Allison Hartry ‘07, another student in the women’s studies program, noted the dangers of identifying one gender, sexuality or race as an isolated entity without taken into account its complex dichotomies.

Hartry said that over the course of a seminar discussion, “we decided … that the best name would be gender and sexuality studies … We thought it more accurately reflected what we’ve studied in the courses that we’ve taken and the direction that we want this program to go in the future.”

“You don’t get very far just by studying women. The program currently teaches us to look past the category of women, and the name of the program should reflect that,” Hartry said.

Most of the discussion behind changing the name of the women’s studies program deals with the evolution of gender and sexuality over the years across cultures and lifestyles.
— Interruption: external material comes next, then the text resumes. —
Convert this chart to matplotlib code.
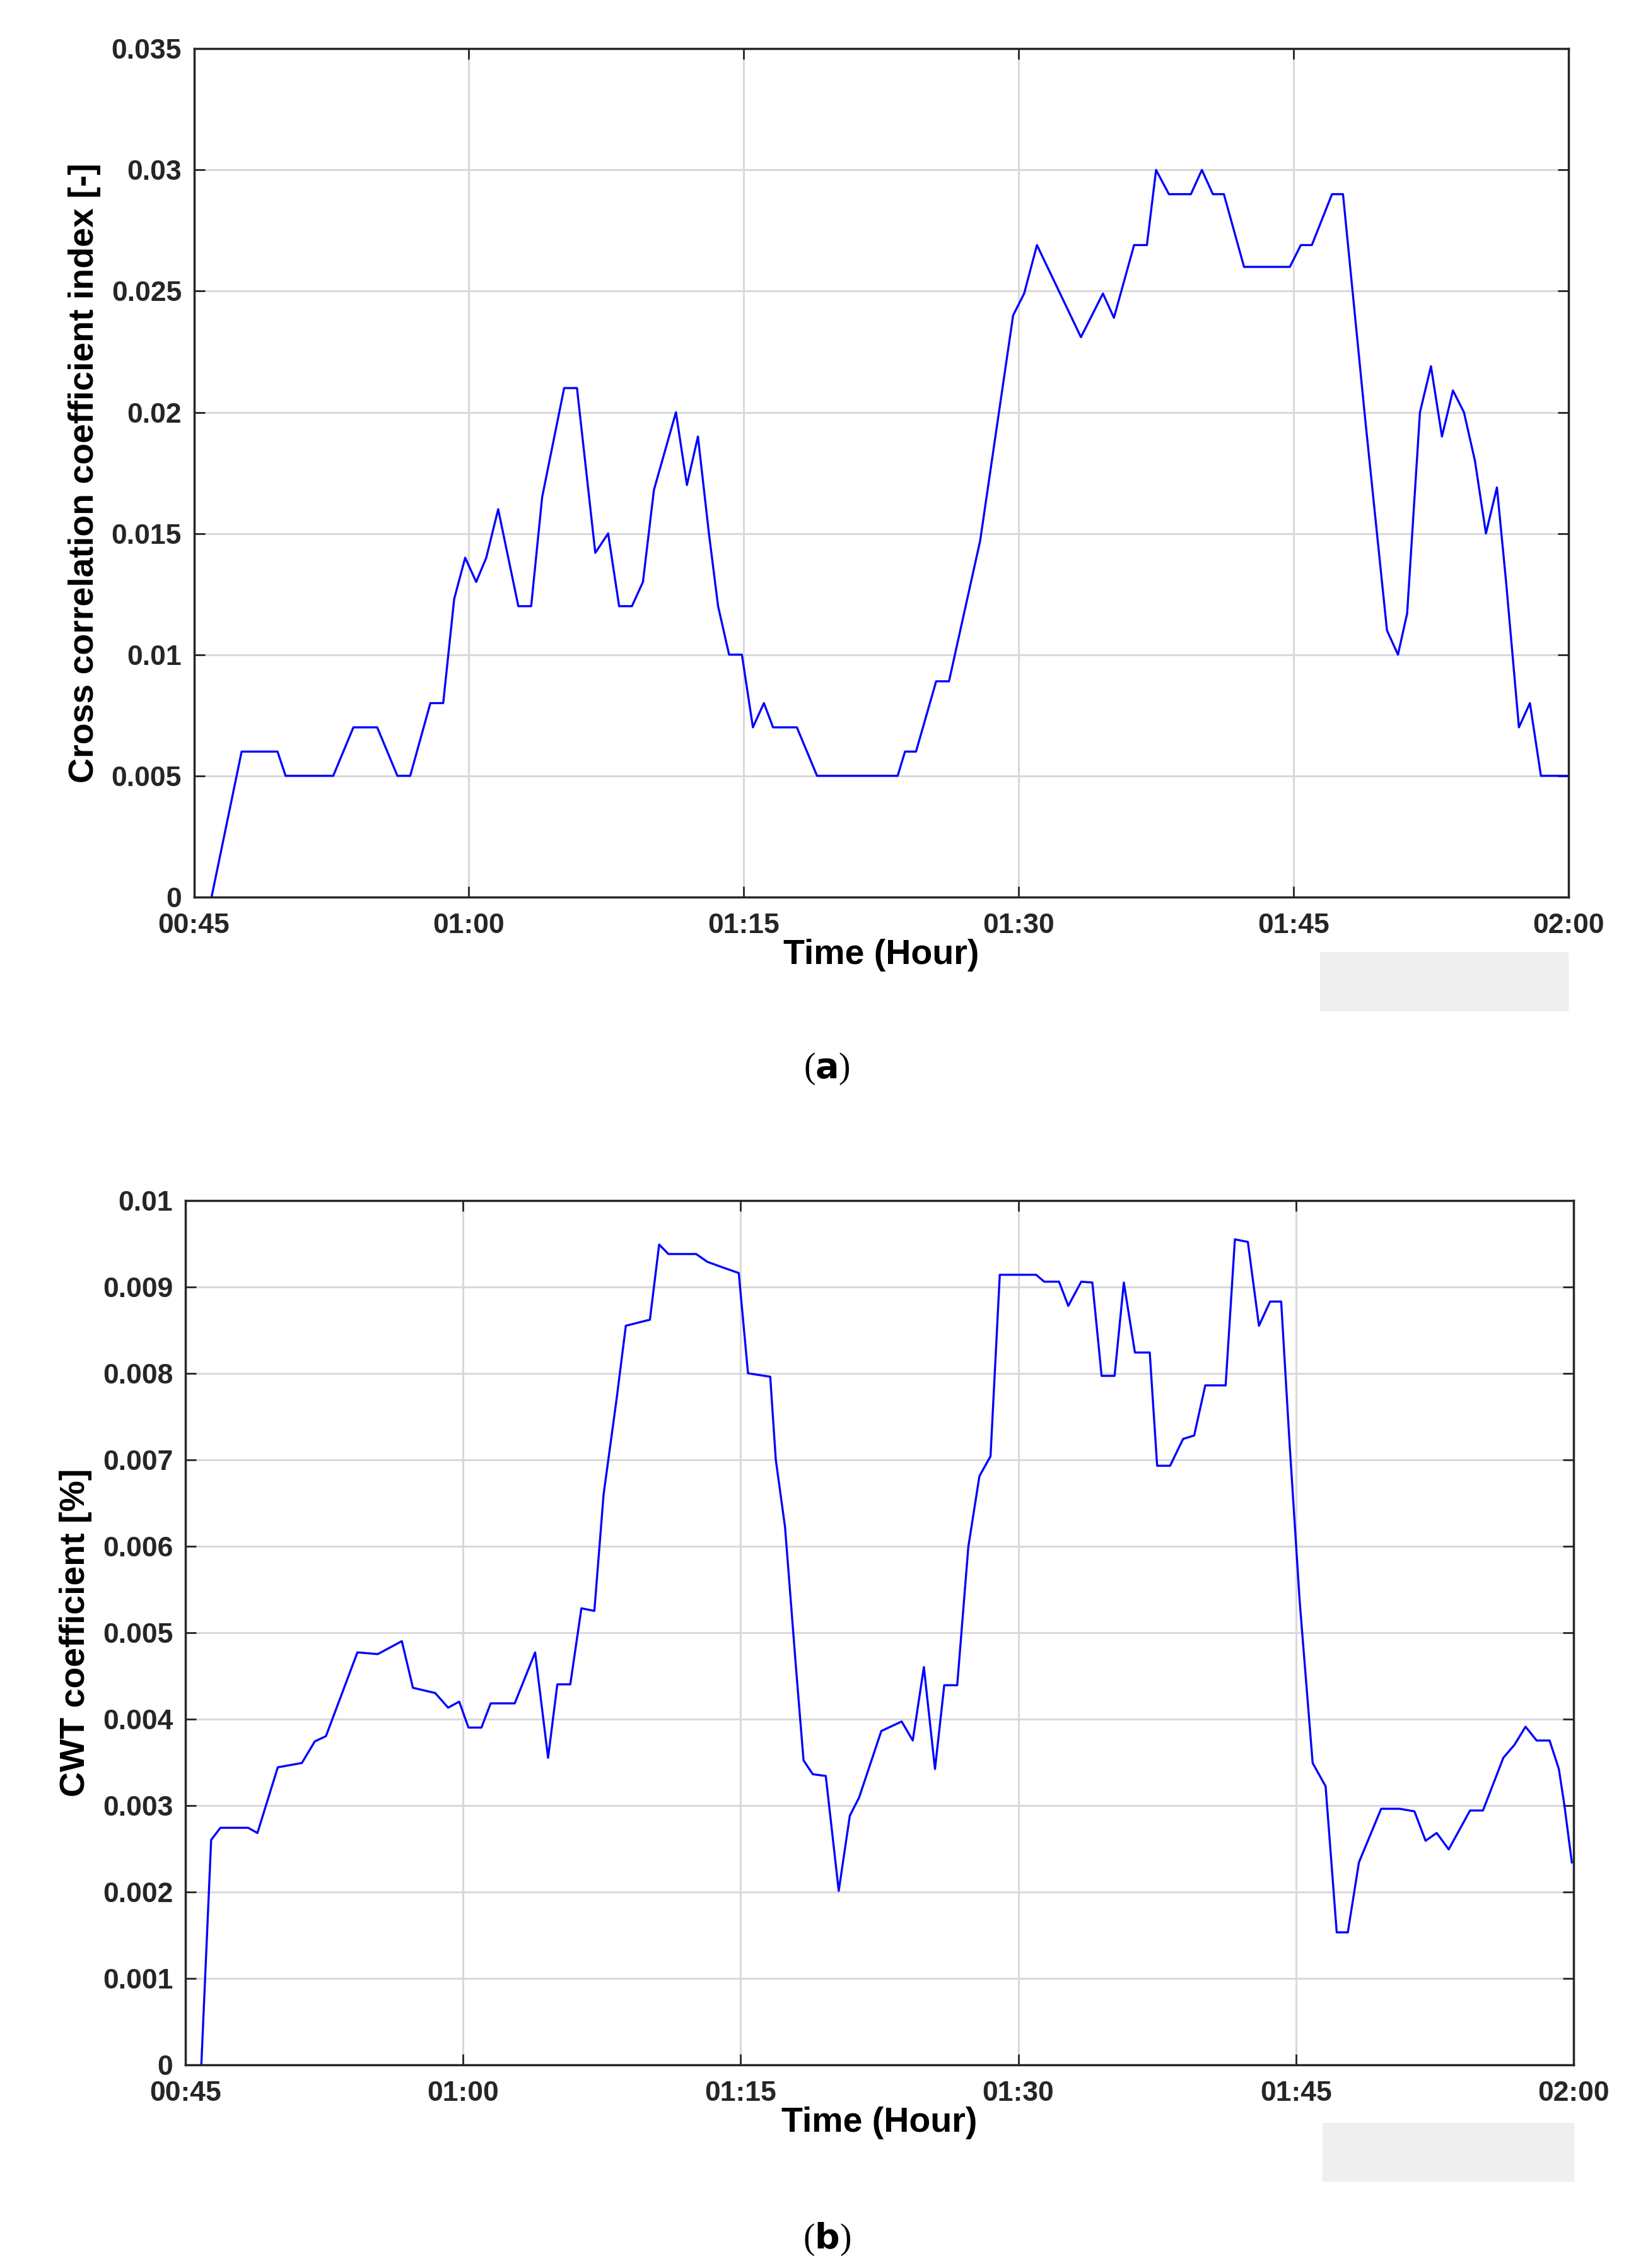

In contrast to the recent past, issues of queer and transgender identity are now more openly discussed and socially pressing.

“At this point, much of the student body and also our own research and our own curricular and research interests have mutated away from the traditional women’s studies to gender and sexuality studies, feminist and queer studies,” Simon said, emphasizing the need for greater diversity in the discipline. “Even in the 1990s, this ’women’s studies’ thing was very much a white subject. And it has changed, everywhere, except here,” she said.

“One of the complaints about ’women’s studies’ as a label is that it can seem like you’re talking only about white, middle-class women, and that’s just boring,” Hartry said. “The name of ‘gender and sexuality studies’ opens the field to talk more about the intersections of race, class and nationality,” she said.

Ultimately, those involved in the women’s studies program are looking for a name that can best consolidate all these issues. Simon made the point that even a topic like masculinity is important in discussion of gender and sexuality. “We’ve had more and more men taking our classes and that’s wonderful,” Simon said, adding that the program should take steps to reduce gender segregation in enrollment.

In addition to distributing the surveys, Simon said her door is always open to students with opinions on this matter. “Students should feel free to give questions and comments, so that they know that this is not a closed matter. We just have to make sure there is a solution for everyone,” she said.